Code that draws figures:
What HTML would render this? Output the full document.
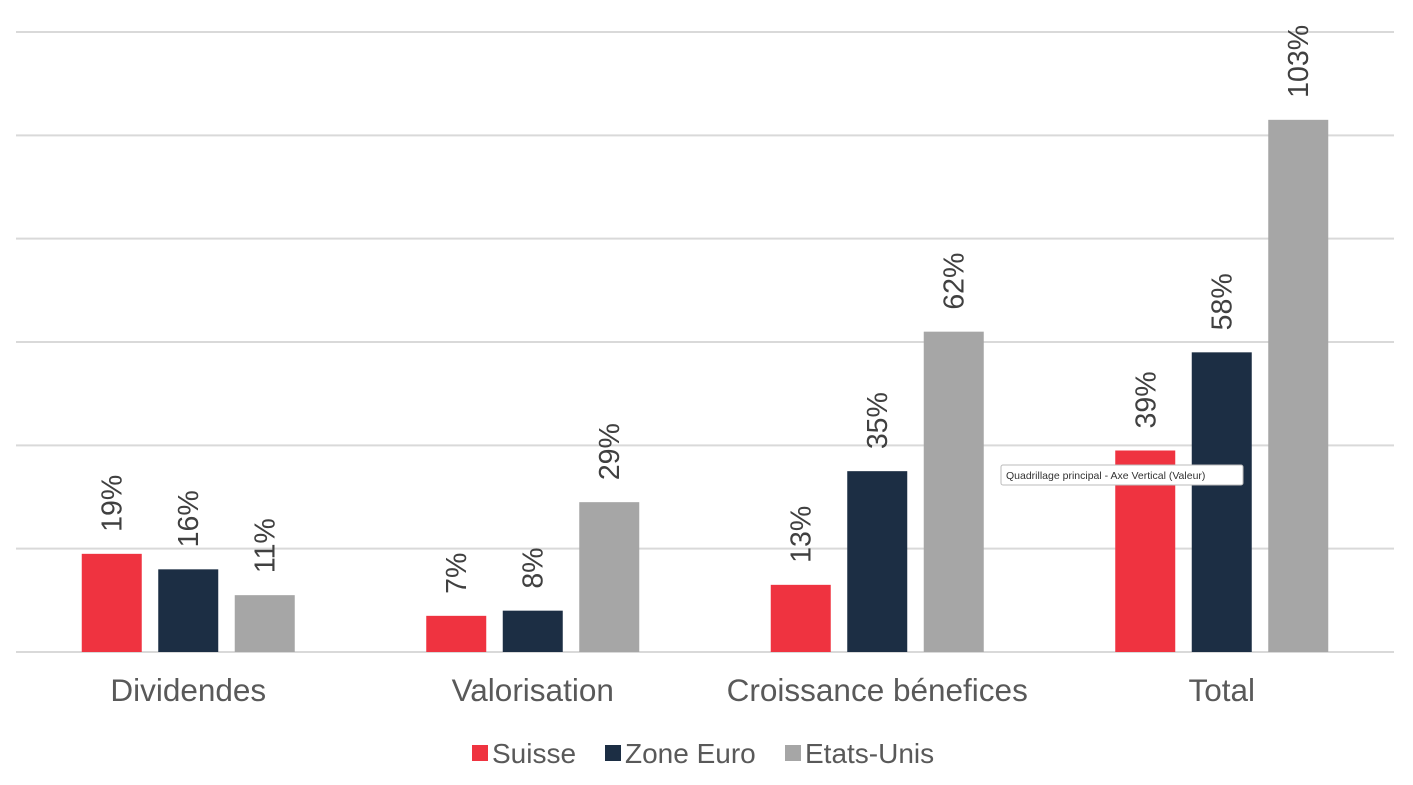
<!DOCTYPE html>
<html><head><meta charset="utf-8"><style>
html,body{margin:0;padding:0;background:#fff;}
svg{display:block;font-family:"Liberation Sans",Arial,sans-serif;}
</style></head><body>
<svg id="chart" width="1413" height="785"></svg>
<script>
const categories = ["Dividendes","Valorisation","Croissance bénefices","Total"];
const seriesNames = ["Suisse","Zone Euro","Etats-Unis"];
const suisse = [19,7,13,39];
const zoneEuro = [16,8,35,58];
const etatsUnis = [11,29,62,103];
const yTicks = [0,20,40,60,80,100,120];
const colors = ["#ef3340","#1c2e44","#a6a6a6"];
const series = [suisse, zoneEuro, etatsUnis];

const NS = "http://www.w3.org/2000/svg";
const svg = document.getElementById("chart");
const plotL = 16, plotR = 1394, baseY = 652, topY = 32, yMax = 120;
const yScale = v => baseY - v / yMax * (baseY - topY);
const bandW = (plotR - plotL) / categories.length;
const xCenter = i => plotL + bandW * (i + 0.5);
const barW = 60, step = 76.5;
function mk(tag, attrs, parent) {
  const e = document.createElementNS(NS, tag);
  for (const k in attrs) e.setAttribute(k, attrs[k]);
  (parent || svg).appendChild(e);
  return e;
}
yTicks.forEach((t, i) => {
  const g = mk("line", {x1: plotL, x2: plotR, y1: yScale(t), y2: yScale(t), stroke: "#d9d9d9", "stroke-width": 2});
  
  
});
categories.forEach((c, ci) => {
  series.forEach((s, si) => {
    const cx = xCenter(ci) + (si - 1) * step;
    const v = s[ci];
    const r = mk("rect", {x: cx - barW / 2, y: yScale(v), width: barW, height: baseY - yScale(v), fill: colors[si]});
    
    
    const ty = yScale(v) - 22;
    const t = mk("text", {x: cx + 10, y: ty, transform: `rotate(-90 ${cx + 10} ${ty})`, "font-size": 28.5, fill: "#404040"});
    t.textContent = v + "%";
    
    
  });
  const l = mk("text", {x: xCenter(ci), y: 701, "text-anchor": "middle", "font-size": 31.5, fill: "#595959"});
  l.textContent = c;
  
  
});
const legX = [472, 605, 785];
seriesNames.forEach((n, i) => {
  const sq = mk("rect", {x: legX[i], y: 745, width: 16, height: 16, fill: colors[i]});
  
  
  const t = mk("text", {x: legX[i] + 20, y: 763, "font-size": 28, fill: "#595959"});
  t.textContent = n;
  
  
});
const tipR = mk("rect", {x: 1001, y: 465, width: 242, height: 20, fill: "#fff", stroke: "#bbb", "stroke-width": 1, rx: 2});


const tipT = mk("text", {x: 1006, y: 479, "font-size": 10.5, fill: "#333"});
tipT.textContent = "Quadrillage principal - Axe Vertical (Valeur)";


</script>
</body></html>
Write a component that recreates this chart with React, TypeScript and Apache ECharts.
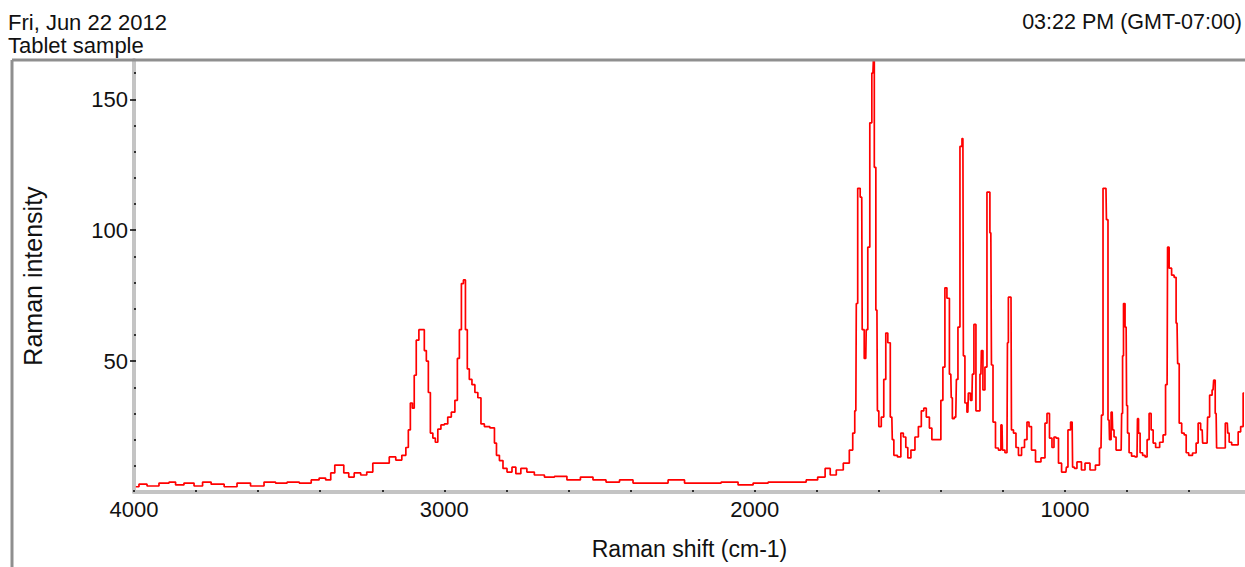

* [Instructions to follow]
Would you set down the listing exactly, omitting pictures?

* [Output for this exercise]
What HTML would render this? Output the full document.
<!DOCTYPE html>
<html><head><meta charset="utf-8"><style>
html,body{margin:0;padding:0;background:#fff;}
svg{display:block;font-family:"Liberation Sans",Arial,sans-serif;}
</style></head><body>
<svg id="chart" width="1413" height="785"></svg>
<script>
const categories = ["Dividendes","Valorisation","Croissance bénefices","Total"];
const seriesNames = ["Suisse","Zone Euro","Etats-Unis"];
const suisse = [19,7,13,39];
const zoneEuro = [16,8,35,58];
const etatsUnis = [11,29,62,103];
const yTicks = [0,20,40,60,80,100,120];
const colors = ["#ef3340","#1c2e44","#a6a6a6"];
const series = [suisse, zoneEuro, etatsUnis];

const NS = "http://www.w3.org/2000/svg";
const svg = document.getElementById("chart");
const plotL = 16, plotR = 1394, baseY = 652, topY = 32, yMax = 120;
const yScale = v => baseY - v / yMax * (baseY - topY);
const bandW = (plotR - plotL) / categories.length;
const xCenter = i => plotL + bandW * (i + 0.5);
const barW = 60, step = 76.5;
function mk(tag, attrs, parent) {
  const e = document.createElementNS(NS, tag);
  for (const k in attrs) e.setAttribute(k, attrs[k]);
  (parent || svg).appendChild(e);
  return e;
}
yTicks.forEach((t, i) => {
  const g = mk("line", {x1: plotL, x2: plotR, y1: yScale(t), y2: yScale(t), stroke: "#d9d9d9", "stroke-width": 2});
  
  
});
categories.forEach((c, ci) => {
  series.forEach((s, si) => {
    const cx = xCenter(ci) + (si - 1) * step;
    const v = s[ci];
    const r = mk("rect", {x: cx - barW / 2, y: yScale(v), width: barW, height: baseY - yScale(v), fill: colors[si]});
    
    
    const ty = yScale(v) - 22;
    const t = mk("text", {x: cx + 10, y: ty, transform: `rotate(-90 ${cx + 10} ${ty})`, "font-size": 28.5, fill: "#404040"});
    t.textContent = v + "%";
    
    
  });
  const l = mk("text", {x: xCenter(ci), y: 701, "text-anchor": "middle", "font-size": 31.5, fill: "#595959"});
  l.textContent = c;
  
  
});
const legX = [472, 605, 785];
seriesNames.forEach((n, i) => {
  const sq = mk("rect", {x: legX[i], y: 745, width: 16, height: 16, fill: colors[i]});
  
  
  const t = mk("text", {x: legX[i] + 20, y: 763, "font-size": 28, fill: "#595959"});
  t.textContent = n;
  
  
});
const tipR = mk("rect", {x: 1001, y: 465, width: 242, height: 20, fill: "#fff", stroke: "#bbb", "stroke-width": 1, rx: 2});


const tipT = mk("text", {x: 1006, y: 479, "font-size": 10.5, fill: "#333"});
tipT.textContent = "Quadrillage principal - Axe Vertical (Valeur)";


</script>
</body></html>
Write a component that recreates this chart with React, TypeScript and Apache ECharts.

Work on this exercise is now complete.